My niece and nephew just turned 8 and 9, and since I know they love Harry Potter (and I’ve finally broken down and started reading the books myself), I decided to make all their gifts related to the books.
First, I created a Hogwarts-themed design using my Silhouette machine to make them t-shirts. The golden snitch is a shape purchased from the Silhouette online store. I used contact paper to make the stencils, and I’ll admit, it was a bit tricky to get the skinny little pieces in the “Hogwarts” lettering to cut cleanly and stick in place. I wanted the design to look distressed, so I brushed the paint on lightly, and left some bare spots.

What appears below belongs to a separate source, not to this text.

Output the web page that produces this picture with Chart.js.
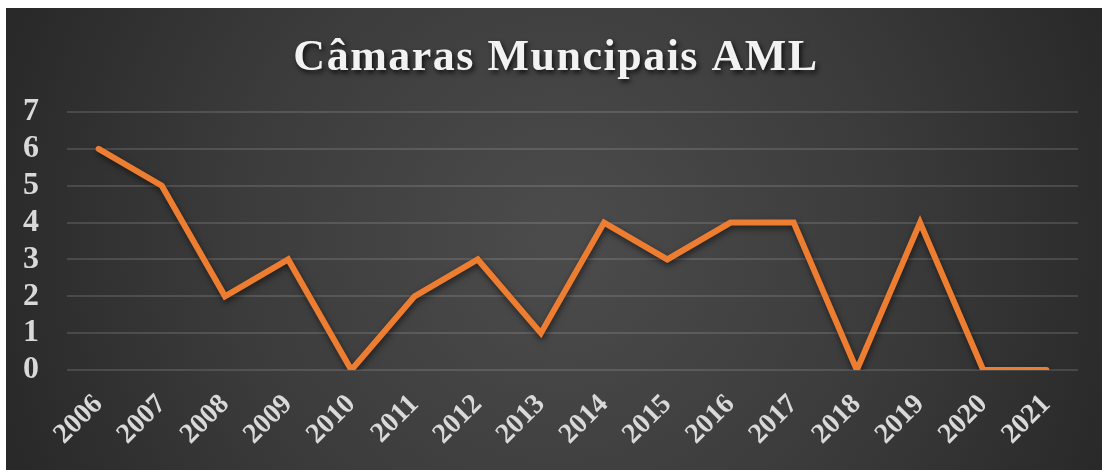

The rest of their gifts were all about Quidditch. I ended up purchasing a dodge ball for the Quaffle and making the bludgers and snitch, using a pattern in Abby Glassenberg’s new book, Stuffed Animals: from Concept to Construction. The bludgers are made out of black fleece, and filled partly with poly-pellets to give them a bit of heft.
And I made a sack to put them in:
The Quidditch hoops/goals were a bit tricky. I was inspired by the awesome Harry Potter party ideas at Razzle Dazzle Your Kids. I bought the hoops at the dollar store, and my husband picked up the PVC pipe. (I think he ended up with 10-foot lengths for just a few dollars each). The main problem was that the hoops were narrower than the opening in the PVC pipe joint, so they wobbled. He suggested going out to buy some heavy duty epoxy, but we didn’t have much time, so we ended up squirting hot glue in the joint. It seemed to work OK.
And finally, the brooms! The inspiration came from a message board/forum HERE. The broom handle is actually an inexpensive ($9) replacement handle for an axe. For the “thunderbolt” version, I used some kind of long grass I bought at Michael’s, but it was really tricky to work with. I basically created the shape I wanted out of a styrofoam ball and some cardboard and tape, glued that to the end of the handle and then tried to wrap the grass around it. But it took more grass than I thought, and the extra package I bought had shorter lengths that kept popping out of place. Frustrating.
For the “Nimbus 2000,” I used raffia instead. Which was both cheaper and easier to handle, though the finished product is not as sleek.
I used my Silhouette machine to cut the lettering out of vinyl (I only had silver, so it doesn’t show up that great. For the flames, I colored over the vinyl with a Sharpie).